In this task, given a movie review, the model attempts to predict whether it is positive or negative. This is a binary classification task.
Data
As previously mentioned, the provided scripts are used to train a LSTM recurrent neural network on the Large Movie Review Dataset dataset.
While the dataset is public, in this tutorial we provide a copy of the dataset that has previously been preprocessed according to the needs of this LSTM implementation. Running the code provided in this tutorial will automatically download the data to the local directory. In order to use your own data, please use a (preprocessing script) provided as a part of this tutorial.
Once the model is trained, you can test it with your own corpus using the word-index dictionary (imdb.dict.pkl.gz) provided as a part of this tutorial.
Model
LSTM
In a traditional recurrent neural network, during the gradient back-propagation phase, the gradient signal can end up being multiplied a large number of times (as many as the number of timesteps) by the weight matrix associated with the connections between the neurons of the recurrent hidden layer. This means that, the magnitude of weights in the transition matrix can have a strong impact on the learning process.
If the weights in this matrix are small (or, more formally, if the leading eigenvalue of the weight matrix is smaller than 1.0), it can lead to a situation called vanishing gradients where the gradient signal gets so small that learning either becomes very slow or stops working altogether. It can also make more difficult the task of learning long-term dependencies in the data. Conversely, if the weights in this matrix are large (or, again, more formally, if the leading eigenvalue of the weight matrix is larger than 1.0), it can lead to a situation where the gradient signal is so large that it can cause learning to diverge. This is often referred to as exploding gradients.
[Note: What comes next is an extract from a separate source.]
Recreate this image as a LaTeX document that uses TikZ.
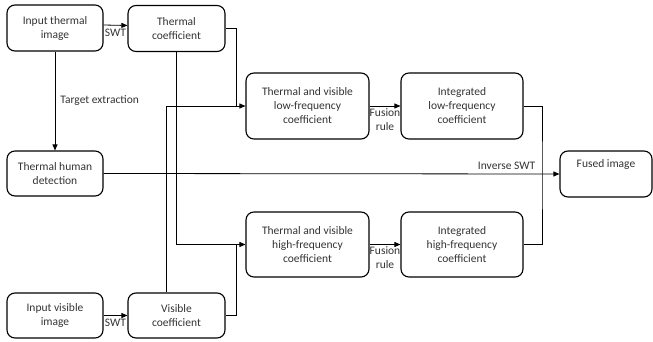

These issues are the main motivation behind the LSTM model which introduces a new structure called a memory cell (see Figure 1 below). A memory cell is composed of four main elements: an input gate, a neuron with a self-recurrent connection (a connection to itself), a forget gate and an output gate. The self-recurrent connection has a weight of 1.0 and ensures that, barring any outside interference, the state of a memory cell can remain constant from one timestep to another. The gates serve to modulate the interactions between the memory cell itself and its environment. The input gate can allow incoming signal to alter the state of the memory cell or block it. On the other hand, the output gate can allow the state of the memory cell to have an effect on other neurons or prevent it. Finally, the forget gate can modulate the memory cell’s self-recurrent connection, allowing the cell to remember or forget its previous state, as needed.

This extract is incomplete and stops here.